→ **Task to carry out**
Your task is to print exactly the lines from the line that contains "Write the React, TypeScript" through the line that contains "L3,0 L5,3.4 L7,0", with pictures left out.

→ **Data supplied**

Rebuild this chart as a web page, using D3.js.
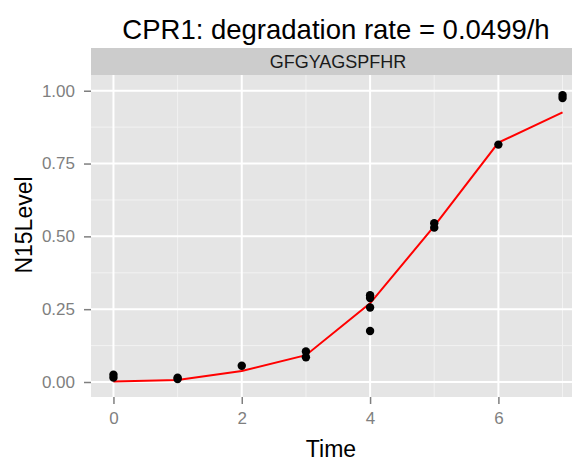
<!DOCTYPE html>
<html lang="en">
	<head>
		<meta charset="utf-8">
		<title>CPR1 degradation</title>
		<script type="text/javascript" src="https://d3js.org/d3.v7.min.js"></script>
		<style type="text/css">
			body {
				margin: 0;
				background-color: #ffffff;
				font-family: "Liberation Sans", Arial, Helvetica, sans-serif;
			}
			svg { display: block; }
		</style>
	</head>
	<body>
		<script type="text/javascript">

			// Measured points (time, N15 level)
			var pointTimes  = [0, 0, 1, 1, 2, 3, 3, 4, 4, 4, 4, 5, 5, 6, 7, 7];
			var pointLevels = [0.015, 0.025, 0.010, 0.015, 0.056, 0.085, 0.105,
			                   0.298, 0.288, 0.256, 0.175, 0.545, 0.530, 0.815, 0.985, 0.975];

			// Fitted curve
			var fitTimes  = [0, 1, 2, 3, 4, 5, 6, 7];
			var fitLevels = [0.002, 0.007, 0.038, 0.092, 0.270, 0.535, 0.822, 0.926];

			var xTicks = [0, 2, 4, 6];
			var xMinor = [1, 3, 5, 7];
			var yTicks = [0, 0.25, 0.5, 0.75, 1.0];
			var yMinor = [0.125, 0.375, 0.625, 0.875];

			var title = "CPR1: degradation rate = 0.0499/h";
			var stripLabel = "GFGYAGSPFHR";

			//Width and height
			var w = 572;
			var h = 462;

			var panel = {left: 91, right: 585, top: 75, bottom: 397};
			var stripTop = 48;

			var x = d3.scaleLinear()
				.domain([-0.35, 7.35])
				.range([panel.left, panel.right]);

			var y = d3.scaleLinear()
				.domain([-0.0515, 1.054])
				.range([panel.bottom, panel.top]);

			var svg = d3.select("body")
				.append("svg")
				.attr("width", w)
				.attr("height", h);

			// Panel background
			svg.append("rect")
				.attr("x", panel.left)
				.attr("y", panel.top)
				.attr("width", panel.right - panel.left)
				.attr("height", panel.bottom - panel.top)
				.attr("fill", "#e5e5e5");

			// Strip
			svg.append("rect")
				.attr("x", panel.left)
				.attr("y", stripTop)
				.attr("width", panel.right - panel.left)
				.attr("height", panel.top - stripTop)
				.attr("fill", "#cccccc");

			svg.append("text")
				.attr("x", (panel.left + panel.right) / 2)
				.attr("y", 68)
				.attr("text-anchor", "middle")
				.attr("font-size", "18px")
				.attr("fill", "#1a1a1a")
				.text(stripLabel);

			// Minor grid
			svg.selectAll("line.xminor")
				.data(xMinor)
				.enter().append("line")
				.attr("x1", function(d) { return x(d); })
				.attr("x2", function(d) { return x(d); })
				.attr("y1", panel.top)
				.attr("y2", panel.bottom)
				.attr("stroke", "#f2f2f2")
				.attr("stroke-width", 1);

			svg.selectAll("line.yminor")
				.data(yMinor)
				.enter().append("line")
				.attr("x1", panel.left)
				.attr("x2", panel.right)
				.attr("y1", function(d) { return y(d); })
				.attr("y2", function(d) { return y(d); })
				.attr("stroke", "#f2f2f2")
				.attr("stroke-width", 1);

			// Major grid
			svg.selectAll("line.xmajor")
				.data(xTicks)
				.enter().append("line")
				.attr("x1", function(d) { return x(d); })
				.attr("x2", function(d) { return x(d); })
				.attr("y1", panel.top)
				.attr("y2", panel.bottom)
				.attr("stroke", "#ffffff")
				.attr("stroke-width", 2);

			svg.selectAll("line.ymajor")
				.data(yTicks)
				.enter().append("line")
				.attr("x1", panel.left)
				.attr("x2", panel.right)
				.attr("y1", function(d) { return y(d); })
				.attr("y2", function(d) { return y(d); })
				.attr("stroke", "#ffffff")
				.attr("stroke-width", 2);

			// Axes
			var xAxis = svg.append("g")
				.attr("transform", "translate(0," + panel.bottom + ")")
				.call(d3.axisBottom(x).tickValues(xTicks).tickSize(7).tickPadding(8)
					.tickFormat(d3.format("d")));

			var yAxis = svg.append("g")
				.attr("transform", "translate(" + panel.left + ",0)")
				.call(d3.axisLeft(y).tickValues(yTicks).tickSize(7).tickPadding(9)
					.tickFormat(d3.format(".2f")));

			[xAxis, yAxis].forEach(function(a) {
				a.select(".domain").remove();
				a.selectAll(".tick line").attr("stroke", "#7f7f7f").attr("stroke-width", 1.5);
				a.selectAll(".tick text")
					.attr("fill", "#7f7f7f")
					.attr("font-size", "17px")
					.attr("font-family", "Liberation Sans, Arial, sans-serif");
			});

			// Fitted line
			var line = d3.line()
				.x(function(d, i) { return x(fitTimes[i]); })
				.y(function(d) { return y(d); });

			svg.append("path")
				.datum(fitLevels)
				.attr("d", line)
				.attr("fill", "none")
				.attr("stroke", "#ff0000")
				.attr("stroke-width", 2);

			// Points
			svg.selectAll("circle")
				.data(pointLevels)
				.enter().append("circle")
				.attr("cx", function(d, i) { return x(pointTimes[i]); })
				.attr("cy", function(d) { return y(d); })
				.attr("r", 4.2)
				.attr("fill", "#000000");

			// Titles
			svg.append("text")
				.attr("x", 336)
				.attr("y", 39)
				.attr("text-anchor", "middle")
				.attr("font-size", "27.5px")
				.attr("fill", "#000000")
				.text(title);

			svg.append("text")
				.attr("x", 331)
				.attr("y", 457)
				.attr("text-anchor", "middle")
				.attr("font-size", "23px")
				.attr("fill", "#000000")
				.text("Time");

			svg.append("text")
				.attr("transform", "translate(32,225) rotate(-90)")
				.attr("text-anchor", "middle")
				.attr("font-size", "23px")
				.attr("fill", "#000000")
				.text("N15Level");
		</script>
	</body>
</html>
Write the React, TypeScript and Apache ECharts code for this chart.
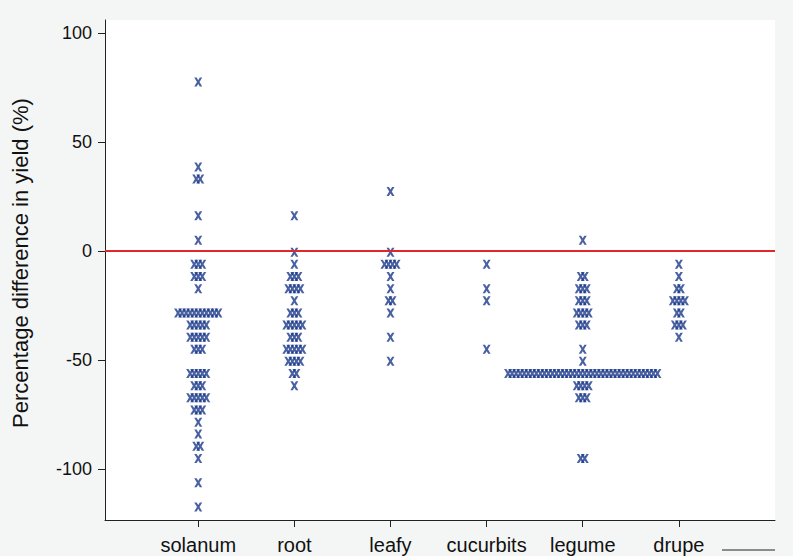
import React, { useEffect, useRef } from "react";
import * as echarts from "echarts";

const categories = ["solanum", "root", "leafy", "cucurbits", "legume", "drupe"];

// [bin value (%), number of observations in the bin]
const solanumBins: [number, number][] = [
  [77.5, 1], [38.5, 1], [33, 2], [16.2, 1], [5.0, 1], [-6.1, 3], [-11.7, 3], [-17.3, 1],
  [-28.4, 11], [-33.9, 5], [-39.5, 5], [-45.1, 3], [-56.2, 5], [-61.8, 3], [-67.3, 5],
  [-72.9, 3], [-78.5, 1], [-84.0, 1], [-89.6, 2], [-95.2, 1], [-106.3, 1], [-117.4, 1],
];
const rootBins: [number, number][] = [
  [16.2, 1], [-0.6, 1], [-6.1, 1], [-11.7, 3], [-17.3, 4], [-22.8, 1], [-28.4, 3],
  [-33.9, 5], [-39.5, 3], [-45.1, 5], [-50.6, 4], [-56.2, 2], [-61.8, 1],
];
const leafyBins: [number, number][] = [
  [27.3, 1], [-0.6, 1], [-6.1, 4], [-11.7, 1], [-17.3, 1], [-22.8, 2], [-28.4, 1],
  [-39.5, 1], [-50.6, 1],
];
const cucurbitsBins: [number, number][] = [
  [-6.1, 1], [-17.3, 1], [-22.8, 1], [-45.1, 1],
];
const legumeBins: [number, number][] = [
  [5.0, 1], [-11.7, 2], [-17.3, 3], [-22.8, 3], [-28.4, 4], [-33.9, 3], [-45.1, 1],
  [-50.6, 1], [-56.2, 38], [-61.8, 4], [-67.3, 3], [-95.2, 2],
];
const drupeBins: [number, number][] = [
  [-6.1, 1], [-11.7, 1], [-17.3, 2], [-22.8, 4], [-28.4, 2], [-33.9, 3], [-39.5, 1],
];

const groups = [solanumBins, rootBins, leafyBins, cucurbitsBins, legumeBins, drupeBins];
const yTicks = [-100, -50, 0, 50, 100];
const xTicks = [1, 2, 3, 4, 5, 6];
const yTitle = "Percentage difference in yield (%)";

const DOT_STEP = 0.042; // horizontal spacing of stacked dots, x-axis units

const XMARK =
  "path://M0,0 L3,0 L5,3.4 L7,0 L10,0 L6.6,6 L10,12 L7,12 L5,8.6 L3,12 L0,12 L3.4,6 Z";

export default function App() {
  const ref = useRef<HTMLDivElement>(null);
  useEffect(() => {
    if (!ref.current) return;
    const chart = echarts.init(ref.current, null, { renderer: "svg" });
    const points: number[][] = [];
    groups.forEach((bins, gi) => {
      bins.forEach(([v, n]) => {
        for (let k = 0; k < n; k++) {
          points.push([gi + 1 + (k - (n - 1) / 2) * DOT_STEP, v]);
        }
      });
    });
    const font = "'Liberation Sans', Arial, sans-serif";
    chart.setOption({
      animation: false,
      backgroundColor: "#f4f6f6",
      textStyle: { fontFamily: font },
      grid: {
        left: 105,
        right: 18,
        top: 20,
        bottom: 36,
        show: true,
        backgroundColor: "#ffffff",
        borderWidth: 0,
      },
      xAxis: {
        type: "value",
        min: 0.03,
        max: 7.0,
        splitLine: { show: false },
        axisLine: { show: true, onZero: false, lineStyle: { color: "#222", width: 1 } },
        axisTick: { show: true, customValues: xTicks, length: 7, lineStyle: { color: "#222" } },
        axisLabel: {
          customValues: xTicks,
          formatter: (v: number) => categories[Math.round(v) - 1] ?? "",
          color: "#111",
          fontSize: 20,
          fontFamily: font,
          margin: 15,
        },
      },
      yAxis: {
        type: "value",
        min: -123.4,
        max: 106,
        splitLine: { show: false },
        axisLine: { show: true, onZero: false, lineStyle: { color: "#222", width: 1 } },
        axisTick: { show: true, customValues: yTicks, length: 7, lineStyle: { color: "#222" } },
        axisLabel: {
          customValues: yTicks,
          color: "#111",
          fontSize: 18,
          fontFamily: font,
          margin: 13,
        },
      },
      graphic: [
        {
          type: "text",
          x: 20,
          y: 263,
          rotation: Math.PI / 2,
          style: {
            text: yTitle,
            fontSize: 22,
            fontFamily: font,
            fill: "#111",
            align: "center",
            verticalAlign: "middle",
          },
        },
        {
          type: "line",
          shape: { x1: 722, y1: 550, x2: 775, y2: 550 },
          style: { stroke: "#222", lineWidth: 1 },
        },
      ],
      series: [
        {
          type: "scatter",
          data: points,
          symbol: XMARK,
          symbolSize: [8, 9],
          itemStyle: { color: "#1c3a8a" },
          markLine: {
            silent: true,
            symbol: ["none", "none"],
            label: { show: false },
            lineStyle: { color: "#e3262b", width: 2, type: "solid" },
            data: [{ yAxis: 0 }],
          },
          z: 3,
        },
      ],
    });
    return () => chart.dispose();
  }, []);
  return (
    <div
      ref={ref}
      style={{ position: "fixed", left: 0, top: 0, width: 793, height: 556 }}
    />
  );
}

→ **Response to the task**
Write the React, TypeScript and Apache ECharts code for this chart.
import React, { useEffect, useRef } from "react";
import * as echarts from "echarts";

const categories = ["solanum", "root", "leafy", "cucurbits", "legume", "drupe"];

// [bin value (%), number of observations in the bin]
const solanumBins: [number, number][] = [
  [77.5, 1], [38.5, 1], [33, 2], [16.2, 1], [5.0, 1], [-6.1, 3], [-11.7, 3], [-17.3, 1],
  [-28.4, 11], [-33.9, 5], [-39.5, 5], [-45.1, 3], [-56.2, 5], [-61.8, 3], [-67.3, 5],
  [-72.9, 3], [-78.5, 1], [-84.0, 1], [-89.6, 2], [-95.2, 1], [-106.3, 1], [-117.4, 1],
];
const rootBins: [number, number][] = [
  [16.2, 1], [-0.6, 1], [-6.1, 1], [-11.7, 3], [-17.3, 4], [-22.8, 1], [-28.4, 3],
  [-33.9, 5], [-39.5, 3], [-45.1, 5], [-50.6, 4], [-56.2, 2], [-61.8, 1],
];
const leafyBins: [number, number][] = [
  [27.3, 1], [-0.6, 1], [-6.1, 4], [-11.7, 1], [-17.3, 1], [-22.8, 2], [-28.4, 1],
  [-39.5, 1], [-50.6, 1],
];
const cucurbitsBins: [number, number][] = [
  [-6.1, 1], [-17.3, 1], [-22.8, 1], [-45.1, 1],
];
const legumeBins: [number, number][] = [
  [5.0, 1], [-11.7, 2], [-17.3, 3], [-22.8, 3], [-28.4, 4], [-33.9, 3], [-45.1, 1],
  [-50.6, 1], [-56.2, 38], [-61.8, 4], [-67.3, 3], [-95.2, 2],
];
const drupeBins: [number, number][] = [
  [-6.1, 1], [-11.7, 1], [-17.3, 2], [-22.8, 4], [-28.4, 2], [-33.9, 3], [-39.5, 1],
];

const groups = [solanumBins, rootBins, leafyBins, cucurbitsBins, legumeBins, drupeBins];
const yTicks = [-100, -50, 0, 50, 100];
const xTicks = [1, 2, 3, 4, 5, 6];
const yTitle = "Percentage difference in yield (%)";

const DOT_STEP = 0.042; // horizontal spacing of stacked dots, x-axis units

const XMARK =
  "path://M0,0 L3,0 L5,3.4 L7,0 L10,0 L6.6,6 L10,12 L7,12 L5,8.6 L3,12 L0,12 L3.4,6 Z";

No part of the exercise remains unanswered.